Required task — Reproduce all of the data below without alteration; exclude every picture.

======

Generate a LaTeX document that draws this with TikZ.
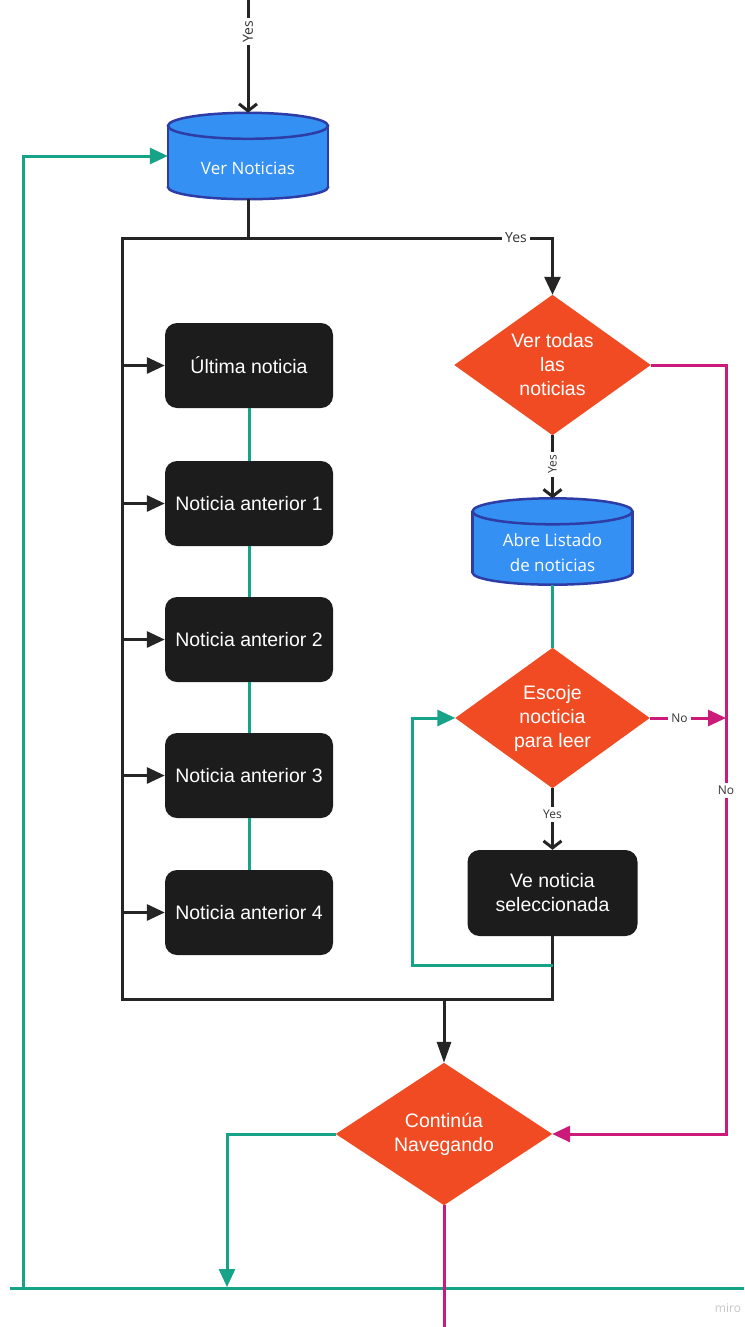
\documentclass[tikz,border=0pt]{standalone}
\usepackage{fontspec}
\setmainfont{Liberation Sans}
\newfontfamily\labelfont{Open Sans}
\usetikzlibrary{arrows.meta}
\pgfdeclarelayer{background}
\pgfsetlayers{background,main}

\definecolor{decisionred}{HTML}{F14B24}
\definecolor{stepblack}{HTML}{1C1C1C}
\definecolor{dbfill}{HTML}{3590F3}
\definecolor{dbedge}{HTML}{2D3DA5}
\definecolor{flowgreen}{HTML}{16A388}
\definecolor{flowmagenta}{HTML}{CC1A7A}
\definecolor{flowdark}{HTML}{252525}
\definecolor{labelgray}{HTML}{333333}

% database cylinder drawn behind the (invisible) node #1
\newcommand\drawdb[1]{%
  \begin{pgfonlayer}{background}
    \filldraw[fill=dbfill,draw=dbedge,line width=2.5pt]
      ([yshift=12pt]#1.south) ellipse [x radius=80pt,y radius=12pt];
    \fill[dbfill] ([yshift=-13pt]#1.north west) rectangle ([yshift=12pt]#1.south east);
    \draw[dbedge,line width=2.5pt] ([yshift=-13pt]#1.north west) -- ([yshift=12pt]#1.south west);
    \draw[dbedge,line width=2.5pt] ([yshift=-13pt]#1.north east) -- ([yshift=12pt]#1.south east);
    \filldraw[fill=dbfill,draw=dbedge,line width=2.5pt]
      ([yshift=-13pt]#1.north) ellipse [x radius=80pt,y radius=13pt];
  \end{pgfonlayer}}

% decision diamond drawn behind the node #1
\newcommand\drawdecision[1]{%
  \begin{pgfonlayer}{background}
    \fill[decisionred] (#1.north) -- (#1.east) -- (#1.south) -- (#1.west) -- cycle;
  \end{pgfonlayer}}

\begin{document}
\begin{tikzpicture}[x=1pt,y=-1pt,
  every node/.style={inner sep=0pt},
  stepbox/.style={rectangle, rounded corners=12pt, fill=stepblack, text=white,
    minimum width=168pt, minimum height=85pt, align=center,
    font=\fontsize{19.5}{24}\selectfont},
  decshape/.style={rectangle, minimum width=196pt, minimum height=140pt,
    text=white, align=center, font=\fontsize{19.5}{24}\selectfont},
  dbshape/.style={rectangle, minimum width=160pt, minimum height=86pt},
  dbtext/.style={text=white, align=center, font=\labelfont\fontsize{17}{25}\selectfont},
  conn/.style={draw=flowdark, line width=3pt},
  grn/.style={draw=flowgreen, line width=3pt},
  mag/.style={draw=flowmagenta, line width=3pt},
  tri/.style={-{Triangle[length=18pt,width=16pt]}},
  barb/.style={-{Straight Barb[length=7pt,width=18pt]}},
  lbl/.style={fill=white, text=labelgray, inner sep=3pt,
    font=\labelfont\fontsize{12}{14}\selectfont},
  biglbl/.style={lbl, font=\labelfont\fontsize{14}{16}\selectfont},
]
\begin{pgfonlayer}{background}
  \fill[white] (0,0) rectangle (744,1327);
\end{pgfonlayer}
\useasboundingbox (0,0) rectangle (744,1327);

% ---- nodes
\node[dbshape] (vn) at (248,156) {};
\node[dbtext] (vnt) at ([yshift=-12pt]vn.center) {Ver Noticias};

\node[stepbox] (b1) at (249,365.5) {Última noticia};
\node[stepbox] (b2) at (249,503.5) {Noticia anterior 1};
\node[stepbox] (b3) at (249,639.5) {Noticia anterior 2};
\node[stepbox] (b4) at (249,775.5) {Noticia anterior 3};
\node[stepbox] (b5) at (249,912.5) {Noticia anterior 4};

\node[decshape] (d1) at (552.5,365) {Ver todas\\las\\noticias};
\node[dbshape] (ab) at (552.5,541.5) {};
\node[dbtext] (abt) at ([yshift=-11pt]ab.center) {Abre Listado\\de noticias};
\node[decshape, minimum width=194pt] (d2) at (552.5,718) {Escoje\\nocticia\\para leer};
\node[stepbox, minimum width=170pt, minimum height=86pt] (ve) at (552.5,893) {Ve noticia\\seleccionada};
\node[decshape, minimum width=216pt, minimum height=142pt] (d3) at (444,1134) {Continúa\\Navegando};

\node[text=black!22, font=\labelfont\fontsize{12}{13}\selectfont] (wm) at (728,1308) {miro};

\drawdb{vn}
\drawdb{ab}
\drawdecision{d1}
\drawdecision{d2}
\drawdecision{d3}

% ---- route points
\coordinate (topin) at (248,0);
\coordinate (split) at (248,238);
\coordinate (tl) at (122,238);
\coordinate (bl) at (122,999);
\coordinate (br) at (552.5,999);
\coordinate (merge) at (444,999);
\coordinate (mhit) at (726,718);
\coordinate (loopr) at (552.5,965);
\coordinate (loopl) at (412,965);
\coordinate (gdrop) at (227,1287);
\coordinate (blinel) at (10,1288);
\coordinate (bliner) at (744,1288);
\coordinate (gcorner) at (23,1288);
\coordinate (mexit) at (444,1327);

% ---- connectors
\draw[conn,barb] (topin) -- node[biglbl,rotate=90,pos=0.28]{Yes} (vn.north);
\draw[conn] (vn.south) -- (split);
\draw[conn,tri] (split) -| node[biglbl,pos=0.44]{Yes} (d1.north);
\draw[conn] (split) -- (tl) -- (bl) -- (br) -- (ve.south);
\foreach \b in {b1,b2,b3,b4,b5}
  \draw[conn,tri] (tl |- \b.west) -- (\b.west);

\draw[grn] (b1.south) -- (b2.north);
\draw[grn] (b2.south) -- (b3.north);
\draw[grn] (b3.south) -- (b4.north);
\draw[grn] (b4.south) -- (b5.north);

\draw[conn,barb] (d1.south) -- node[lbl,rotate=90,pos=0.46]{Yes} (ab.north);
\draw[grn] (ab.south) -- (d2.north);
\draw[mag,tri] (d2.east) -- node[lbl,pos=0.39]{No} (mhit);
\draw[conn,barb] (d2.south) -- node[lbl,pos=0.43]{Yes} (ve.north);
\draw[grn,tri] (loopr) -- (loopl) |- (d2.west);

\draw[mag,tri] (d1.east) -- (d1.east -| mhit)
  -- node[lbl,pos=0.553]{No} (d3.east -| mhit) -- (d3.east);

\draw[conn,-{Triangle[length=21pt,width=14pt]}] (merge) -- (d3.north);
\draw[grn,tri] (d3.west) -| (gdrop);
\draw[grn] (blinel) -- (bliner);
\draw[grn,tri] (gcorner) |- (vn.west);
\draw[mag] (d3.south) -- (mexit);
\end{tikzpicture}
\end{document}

======

Task response —
Generate a LaTeX document that draws this with TikZ.
\documentclass[tikz,border=0pt]{standalone}
\usepackage{fontspec}
\setmainfont{Liberation Sans}
\newfontfamily\labelfont{Open Sans}
\usetikzlibrary{arrows.meta}
\pgfdeclarelayer{background}
\pgfsetlayers{background,main}

\definecolor{decisionred}{HTML}{F14B24}
\definecolor{stepblack}{HTML}{1C1C1C}
\definecolor{dbfill}{HTML}{3590F3}
\definecolor{dbedge}{HTML}{2D3DA5}
\definecolor{flowgreen}{HTML}{16A388}
\definecolor{flowmagenta}{HTML}{CC1A7A}
\definecolor{flowdark}{HTML}{252525}
\definecolor{labelgray}{HTML}{333333}

% database cylinder drawn behind the (invisible) node #1
\newcommand\drawdb[1]{%
  \begin{pgfonlayer}{background}
    \filldraw[fill=dbfill,draw=dbedge,line width=2.5pt]
      ([yshift=12pt]#1.south) ellipse [x radius=80pt,y radius=12pt];
    \fill[dbfill] ([yshift=-13pt]#1.north west) rectangle ([yshift=12pt]#1.south east);
    \draw[dbedge,line width=2.5pt] ([yshift=-13pt]#1.north west) -- ([yshift=12pt]#1.south west);
    \draw[dbedge,line width=2.5pt] ([yshift=-13pt]#1.north east) -- ([yshift=12pt]#1.south east);
    \filldraw[fill=dbfill,draw=dbedge,line width=2.5pt]
      ([yshift=-13pt]#1.north) ellipse [x radius=80pt,y radius=13pt];
  \end{pgfonlayer}}

% decision diamond drawn behind the node #1
\newcommand\drawdecision[1]{%
  \begin{pgfonlayer}{background}
    \fill[decisionred] (#1.north) -- (#1.east) -- (#1.south) -- (#1.west) -- cycle;
  \end{pgfonlayer}}

\begin{document}
\begin{tikzpicture}[x=1pt,y=-1pt,
  every node/.style={inner sep=0pt},
  stepbox/.style={rectangle, rounded corners=12pt, fill=stepblack, text=white,
    minimum width=168pt, minimum height=85pt, align=center,
    font=\fontsize{19.5}{24}\selectfont},
  decshape/.style={rectangle, minimum width=196pt, minimum height=140pt,
    text=white, align=center, font=\fontsize{19.5}{24}\selectfont},
  dbshape/.style={rectangle, minimum width=160pt, minimum height=86pt},
  dbtext/.style={text=white, align=center, font=\labelfont\fontsize{17}{25}\selectfont},
  conn/.style={draw=flowdark, line width=3pt},
  grn/.style={draw=flowgreen, line width=3pt},
  mag/.style={draw=flowmagenta, line width=3pt},
  tri/.style={-{Triangle[length=18pt,width=16pt]}},
  barb/.style={-{Straight Barb[length=7pt,width=18pt]}},
  lbl/.style={fill=white, text=labelgray, inner sep=3pt,
    font=\labelfont\fontsize{12}{14}\selectfont},
  biglbl/.style={lbl, font=\labelfont\fontsize{14}{16}\selectfont},
]
\begin{pgfonlayer}{background}
  \fill[white] (0,0) rectangle (744,1327);
\end{pgfonlayer}
\useasboundingbox (0,0) rectangle (744,1327);

% ---- nodes
\node[dbshape] (vn) at (248,156) {};
\node[dbtext] (vnt) at ([yshift=-12pt]vn.center) {Ver Noticias};

\node[stepbox] (b1) at (249,365.5) {Última noticia};
\node[stepbox] (b2) at (249,503.5) {Noticia anterior 1};
\node[stepbox] (b3) at (249,639.5) {Noticia anterior 2};
\node[stepbox] (b4) at (249,775.5) {Noticia anterior 3};
\node[stepbox] (b5) at (249,912.5) {Noticia anterior 4};

\node[decshape] (d1) at (552.5,365) {Ver todas\\las\\noticias};
\node[dbshape] (ab) at (552.5,541.5) {};
\node[dbtext] (abt) at ([yshift=-11pt]ab.center) {Abre Listado\\de noticias};
\node[decshape, minimum width=194pt] (d2) at (552.5,718) {Escoje\\nocticia\\para leer};
\node[stepbox, minimum width=170pt, minimum height=86pt] (ve) at (552.5,893) {Ve noticia\\seleccionada};
\node[decshape, minimum width=216pt, minimum height=142pt] (d3) at (444,1134) {Continúa\\Navegando};

\node[text=black!22, font=\labelfont\fontsize{12}{13}\selectfont] (wm) at (728,1308) {miro};

\drawdb{vn}
\drawdb{ab}
\drawdecision{d1}
\drawdecision{d2}
\drawdecision{d3}

% ---- route points
\coordinate (topin) at (248,0);
\coordinate (split) at (248,238);
\coordinate (tl) at (122,238);
\coordinate (bl) at (122,999);
\coordinate (br) at (552.5,999);
\coordinate (merge) at (444,999);
\coordinate (mhit) at (726,718);
\coordinate (loopr) at (552.5,965);
\coordinate (loopl) at (412,965);
\coordinate (gdrop) at (227,1287);
\coordinate (blinel) at (10,1288);
\coordinate (bliner) at (744,1288);
\coordinate (gcorner) at (23,1288);
\coordinate (mexit) at (444,1327);

% ---- connectors
\draw[conn,barb] (topin) -- node[biglbl,rotate=90,pos=0.28]{Yes} (vn.north);
\draw[conn] (vn.south) -- (split);
\draw[conn,tri] (split) -| node[biglbl,pos=0.44]{Yes} (d1.north);
\draw[conn] (split) -- (tl) -- (bl) -- (br) -- (ve.south);
\foreach \b in {b1,b2,b3,b4,b5}
  \draw[conn,tri] (tl |- \b.west) -- (\b.west);

\draw[grn] (b1.south) -- (b2.north);
\draw[grn] (b2.south) -- (b3.north);
\draw[grn] (b3.south) -- (b4.north);
\draw[grn] (b4.south) -- (b5.north);

\draw[conn,barb] (d1.south) -- node[lbl,rotate=90,pos=0.46]{Yes} (ab.north);
\draw[grn] (ab.south) -- (d2.north);
\draw[mag,tri] (d2.east) -- node[lbl,pos=0.39]{No} (mhit);
\draw[conn,barb] (d2.south) -- node[lbl,pos=0.43]{Yes} (ve.north);
\draw[grn,tri] (loopr) -- (loopl) |- (d2.west);

\draw[mag,tri] (d1.east) -- (d1.east -| mhit)
  -- node[lbl,pos=0.553]{No} (d3.east -| mhit) -- (d3.east);

\draw[conn,-{Triangle[length=21pt,width=14pt]}] (merge) -- (d3.north);
\draw[grn,tri] (d3.west) -| (gdrop);
\draw[grn] (blinel) -- (bliner);
\draw[grn,tri] (gcorner) |- (vn.west);
\draw[mag] (d3.south) -- (mexit);
\end{tikzpicture}
\end{document}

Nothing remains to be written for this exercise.